ParRes / Kernels

This is a set of simple programs that can be used to explore the features of a parallel platform.
https://groups.google.com/forum/#!forum/parallel-research-kernels
Other
404 stars 106 forks source link

add shmem4py #618

Closed jeffhammond closed 1 year ago

jeffhammond commented 1 year ago

nstream and transpose work. that's enough for now.

Signed-off-by: Jeff Hammond jeff.science@gmail.com

dalcinl commented 1 year ago

Would it make sense to add explicit shmem.free(obj) calls for all symmetric objects near the end of the main functions? Memory deallocation is a collective operation, and you cannot in general fully trust the Python's garbage collector running on each image to work coordinately to deallocate shmem memory.

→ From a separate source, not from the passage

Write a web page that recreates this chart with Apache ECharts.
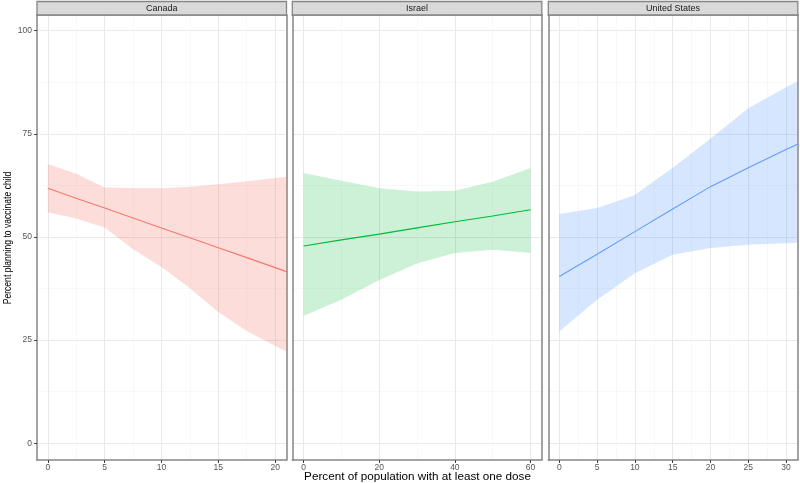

I'm still scratching my head about how to make this whole thing nicer, more Pythonic.

jeffhammond commented 1 year ago

I don't know how anything works in the Python garbage collector but I can imagine marking SHMEM objects eligible for deletion and then running the garbage collection during collective operations, perhaps only the memory management ones.

Of course, in the PRK cases, it doesn't matter, because the programs are so simple, and they all do the deallocation in the epilogue anyways. The primary reason I explicitly deallocate is to trigger bugs, not to prevent memory leaks.

dalcinl commented 1 year ago

My only concern so far is that the NSTREAM test is creating a lot of array temporaries, thus it is not really like the typical stream test in C or Fortran

In [1]: import numpy
In [2]: import numexpr
In [3]: n = 100_000_000
In [4]: A = numpy.full(n, 2.0)
In [5]: B = numpy.full(n, 2.0)
In [6]: %timeit A + 3.0*B
143 ms ± 66.6 µs per loop (mean ± std. dev. of 7 runs, 10 loops each)
In [7]: %timeit numexpr.evaluate('A + 3.0*B')
33.6 ms ± 114 µs per loop (mean ± std. dev. of 7 runs, 10 loops each)

EDIT: Ignore the benchmark above. I forgot numexpr may be using threads.

dalcinl commented 1 year ago

Nonetheless, even if memory allocations are mostly free (because of the NumPy memory allocator cache), Python/NumPy will not use more than two streams at a time, there is no fused-multiply-add operator in Python.

jeffhammond commented 1 year ago

Yeah, this is one of the purposes of the PRK: to show where languages/runtimes are defective from a performance standpoint. I am sure I can hack around this in Numpy, and I guess Numba solves it, but if the most straightforward implementation is worse than Fortran, then people deserve to know that.